Changing the negative perceptions about female athletes has and will continue to pose a challenge. However, support and equal opportunity for women in athletics has risen markedly over the past few decades.

Title IX, a law that passed in 1972, requires that women receive equal opportunities in public school sports. Rita Walker is UCSC’s Title IX director, and makes sure that the school complies with the current expectations of the State in connection with the law.

Walker has personally seen the increase in opportunities for women in athletics. When Walker was in school in the ’60s and ’70s, elementary and middle school girls could only cheerlead because there were no women’s sports teams, she said. Walker, who graduated high school one year after the law was passed, could not get enough support to start a women’s basketball team just several years prior.

“My freshman year of high school, we organized into a basketball team scheduling our own practices and games with other schools,” Walker said. “The only thing we needed was one teacher to ride with us and we could not get one teacher to agree.”

Kevin “Skippy” Givens, the director of intramural and club sports at UCSC, has also seen the progression of women in sports during his lifetime.

“I have two younger sisters and when we were growing up they didn’t have those opportunities,” Givens said. “They were just as athletic as I was, but since they didn’t have the opportunities they just laid dormant.”

Support for the women’s rugby teams has shown a significant improvement in the last 10 years at UCSC, as well.

“[In 2002] they didn’t even have enough people to field 15 to a side, so they’d have to pick up players from the other team just to get a game played,” Givens said. Givens claims that the women’s rugby team was falling apart because the team’s resources were no longer adequate and the sport was weakly advertised. A lack of funding and university recognition really hurt the team.

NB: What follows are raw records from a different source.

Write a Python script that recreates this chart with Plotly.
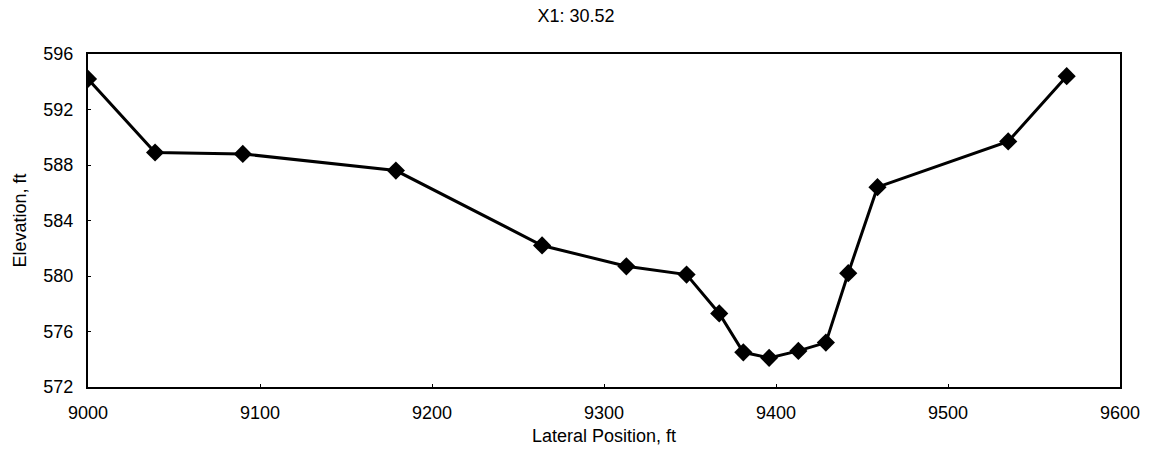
import plotly.graph_objects as go

# Cross-section survey points
lateral_ft = [9000, 9039, 9090, 9179, 9264, 9313, 9348, 9367, 9381, 9396, 9413, 9429, 9442, 9459, 9535, 9569]
elevation_ft = [594.2, 588.9, 588.8, 587.6, 582.2, 580.7, 580.1, 577.3, 574.5, 574.1, 574.6, 575.2, 580.2, 586.4, 589.7, 594.4]

x_ticks = [9000, 9100, 9200, 9300, 9400, 9500, 9600]
y_ticks = [572, 576, 580, 584, 588, 592, 596]

FONT = "Liberation Sans, Arial, sans-serif"

fig = go.Figure(
    go.Scatter(
        x=lateral_ft,
        y=elevation_ft,
        mode="lines+markers",
        line=dict(color="black", width=3),
        marker=dict(symbol="diamond", size=14, color="black"),
        showlegend=False,
    )
)

axis_common = dict(
    showgrid=False,
    zeroline=False,
    showline=True,
    linecolor="black",
    linewidth=2,
    mirror=True,
    ticks="inside",
    ticklen=3,
    tickcolor="black",
    tickfont=dict(family=FONT, size=18, color="black"),
)

fig.update_layout(
    width=1152,
    height=456,
    margin=dict(l=88, r=26, t=54, b=69),
    paper_bgcolor="white",
    plot_bgcolor="white",
    title=dict(
        text="X1: 30.52",
        x=0.5,
        xref="container",
        xanchor="center",
        y=1 - 16 / 456,
        yanchor="middle",
        font=dict(family=FONT, size=18, color="black"),
    ),
    xaxis=dict(
        range=[9000, 9600],
        tickvals=x_ticks,
        ticktext=[str(v) for v in x_ticks],
        ticklabelstandoff=8,
        title=dict(text="Lateral Position, ft", font=dict(family=FONT, size=18, color="black"), standoff=8),
        **axis_common,
    ),
    yaxis=dict(
        range=[572, 596],
        tickvals=y_ticks,
        ticktext=[str(v) for v in y_ticks],
        ticklabelstandoff=9,
        title=dict(text="Elevation, ft", font=dict(family=FONT, size=18, color="black"), standoff=12),
        **axis_common,
    ),
)

fig.write_html("out.html")
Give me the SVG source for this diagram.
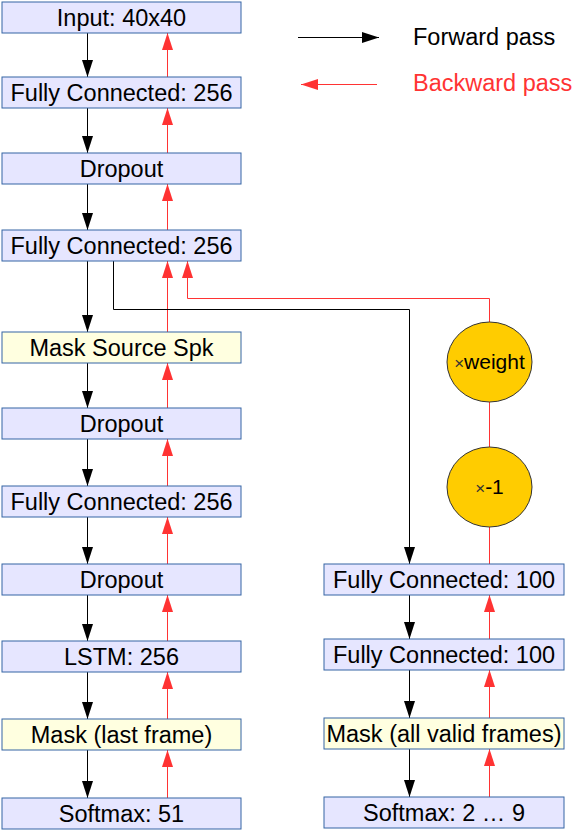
<svg xmlns="http://www.w3.org/2000/svg" width="573" height="831" viewBox="0 0 573 831">
<style>
.box{fill:#e6e6ff;stroke:#3465a4;stroke-width:1}
.mask{fill:#ffffe0;stroke:#3465a4;stroke-width:1}
.t{font-family:"Liberation Sans",Arial,sans-serif;font-size:23.5px;text-anchor:middle;fill:#000}
.lg{font-family:"Liberation Sans",Arial,sans-serif;font-size:23.5px;fill:#000}
.et{font-family:"Liberation Sans",Arial,sans-serif;font-size:21px;text-anchor:middle;fill:#000}
.x{font-size:17px;fill:#333}
.f{fill:none;stroke:#000;stroke-width:1}
.b{fill:none;stroke:#ff3333;stroke-width:1}
.fa{marker-end:url(#ab)}
.ba{marker-end:url(#ar)}
.ell{fill:#ffcc00;stroke:#333;stroke-width:1}
</style>
<defs>
<marker id="ab" markerUnits="userSpaceOnUse" markerWidth="18" markerHeight="12" refX="17" refY="5.5" orient="auto"><path d="M0,0 L17,5.5 L0,11 z" fill="#000"/></marker>
<marker id="ar" markerUnits="userSpaceOnUse" markerWidth="18" markerHeight="12" refX="17" refY="5.5" orient="auto"><path d="M0,0 L17,5.5 L0,11 z" fill="#ff3333"/></marker>
</defs>
<g id="legend">
<line class="f fa" x1="298" y1="37.5" x2="379" y2="37.5"/>
<text class="lg" x="413" y="45">Forward pass</text>
<line class="b ba" x1="377" y1="84.5" x2="301" y2="84.5"/>
<text class="lg" x="413" y="91" style="fill:#ff3333">Backward pass</text>
</g>
<g id="connectors">
<line class="f fa" x1="87.5" y1="33" x2="87.5" y2="77"/>
<line class="b ba" x1="167.5" y1="77" x2="167.5" y2="33"/>
<line class="f fa" x1="87.5" y1="108" x2="87.5" y2="153"/>
<line class="b ba" x1="167.5" y1="153" x2="167.5" y2="108"/>
<line class="f fa" x1="87.5" y1="184" x2="87.5" y2="230"/>
<line class="b ba" x1="167.5" y1="230" x2="167.5" y2="184"/>
<line class="f fa" x1="87.5" y1="261" x2="87.5" y2="332"/>
<line class="b ba" x1="167.5" y1="332" x2="167.5" y2="261"/>
<line class="f fa" x1="87.5" y1="363" x2="87.5" y2="408"/>
<line class="b ba" x1="167.5" y1="408" x2="167.5" y2="363"/>
<line class="f fa" x1="87.5" y1="439" x2="87.5" y2="486"/>
<line class="b ba" x1="167.5" y1="486" x2="167.5" y2="439"/>
<line class="f fa" x1="87.5" y1="517" x2="87.5" y2="564"/>
<line class="b ba" x1="167.5" y1="564" x2="167.5" y2="517"/>
<line class="f fa" x1="87.5" y1="595" x2="87.5" y2="641"/>
<line class="b ba" x1="167.5" y1="641" x2="167.5" y2="595"/>
<line class="f fa" x1="87.5" y1="672" x2="87.5" y2="719"/>
<line class="b ba" x1="167.5" y1="719" x2="167.5" y2="672"/>
<line class="f fa" x1="87.5" y1="750" x2="87.5" y2="798"/>
<line class="b ba" x1="167.5" y1="798" x2="167.5" y2="750"/>
<polyline class="f fa" points="113.5,261 113.5,309.5 409.5,309.5 409.5,564"/>
<polyline class="b ba" points="489.5,322 489.5,298.5 187.5,298.5 187.5,261"/>
<line class="b" x1="489.5" y1="402" x2="489.5" y2="447"/>
<line class="b" x1="489.5" y1="527" x2="489.5" y2="564"/>
<line class="f fa" x1="409.5" y1="595" x2="409.5" y2="639"/>
<line class="b ba" x1="489.5" y1="639" x2="489.5" y2="595"/>
<line class="f fa" x1="409.5" y1="670" x2="409.5" y2="718"/>
<line class="b ba" x1="489.5" y1="718" x2="489.5" y2="670"/>
<line class="f fa" x1="409.5" y1="749" x2="409.5" y2="797"/>
<line class="b ba" x1="489.5" y1="797" x2="489.5" y2="749"/>
</g>
<g id="input"><rect class="box" x="2" y="2" width="239" height="31"/><text class="t" x="121.5" y="26">Input: 40x40</text></g>
<g id="fc1"><rect class="box" x="2" y="77" width="239" height="31"/><text class="t" x="121.5" y="101">Fully Connected: 256</text></g>
<g id="dropout1"><rect class="box" x="2" y="153" width="239" height="31"/><text class="t" x="121.5" y="177">Dropout</text></g>
<g id="fc2"><rect class="box" x="2" y="230" width="239" height="31"/><text class="t" x="121.5" y="254">Fully Connected: 256</text></g>
<g id="masksrc"><rect class="mask" x="2" y="332" width="239" height="31"/><text class="t" x="121.5" y="356">Mask Source Spk</text></g>
<g id="dropout2"><rect class="box" x="2" y="408" width="239" height="31"/><text class="t" x="121.5" y="432">Dropout</text></g>
<g id="fc3"><rect class="box" x="2" y="486" width="239" height="31"/><text class="t" x="121.5" y="510">Fully Connected: 256</text></g>
<g id="dropout3"><rect class="box" x="2" y="564" width="239" height="31"/><text class="t" x="121.5" y="588">Dropout</text></g>
<g id="lstm"><rect class="box" x="2" y="641" width="239" height="31"/><text class="t" x="121.5" y="665">LSTM: 256</text></g>
<g id="masklast"><rect class="mask" x="2" y="719" width="239" height="31"/><text class="t" x="121.5" y="743">Mask (last frame)</text></g>
<g id="softmax51"><rect class="box" x="2" y="798" width="239" height="31"/><text class="t" x="121.5" y="822">Softmax: 51</text></g>
<g id="weight"><ellipse class="ell" cx="489.5" cy="362" rx="42.5" ry="40"/><text class="et" x="489.5" y="369"><tspan class="x">×</tspan>weight</text></g>
<g id="neg1"><ellipse class="ell" cx="489.5" cy="487" rx="42.5" ry="40"/><text class="et" x="489.5" y="494"><tspan class="x">×</tspan>-1</text></g>
<g id="fc100a"><rect class="box" x="324" y="564" width="240" height="31"/><text class="t" x="444" y="588">Fully Connected: 100</text></g>
<g id="fc100b"><rect class="box" x="324" y="639" width="240" height="31"/><text class="t" x="444" y="663">Fully Connected: 100</text></g>
<g id="maskall"><rect class="mask" x="324" y="718" width="240" height="31"/><text class="t" x="444" y="742">Mask (all valid frames)</text></g>
<g id="softmax29"><rect class="box" x="324" y="797" width="240" height="31"/><text class="t" x="444" y="821">Softmax: 2 … 9</text></g>
</svg>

Britton recalled her time with the team last year when the women didn’t even have uniforms to wear.

“We had to wear big, baggy, old men’s jerseys because we didn’t have any money,” Britton said. “Students would have to buy their own equipment and sometimes we’d use hand-me-downs from the guys or old team members.”

But like most of the setbacks the team has been dealt, Daniel said that the team found a way to brush it off.

“We don’t care how we look,” she said. “If we wanted to do that we’d play volleyball with those tight-ass shorts or something. We’re playing to have fun.”

Several years ago, in an attempt to fundraise, the rugby players created and tried to market team calendars featuring semi-nude photos of the players. But they received complaints that the calendar was anti-feminist and stopped selling it.

Permanent funding for the team was finally established last spring when students passed a referendum to provide club sports teams with university funding.

“It’s $2,000 and it’s really not much if you look at their overall budget,” Givens said. ”But it is something coming from the university and it certainly does help.”

Though support from the university is on the rise, at times even the players’ family members worry about their loved ones’ involvement with such a violent sport.

After her son tore his PCL and underwent surgery as a result of a rugby injury, Terri McMahon, mother of team member Kelly McMahon, was apprehensive about seeing her daughter play.

“When [Kelly] told us she was playing rugby, we said, ‘Oh my god, not again,’” Terri McMahon said. “But what could we do, tie her down with a ball and chain?”

Kelly’s father, Michael McMahon, said that he enjoys watching women play because of the sportsmanship the team displays.

“It’s not a single superstar or a single dunk; it has to be a team sport,” he said. “They derive their strength from the team.”	

Sinan Dumlugo also appreciates women rugby players, though he seems to have different reasons.

“[They] remind me of that Foster’s commercial of a girl that’s gorgeous and then takes a beer can and crushes it on her head,” Dumlugol said. “I would propose to her on the spot.”

Mercedes Evangelista, a returning player, tries her best to live above the stereotypes that surround women in her sport; instead she just focuses on playing and having fun.

“I never thought of it as a male-only sport,” Evangelista said. After all, “It’s 2007.”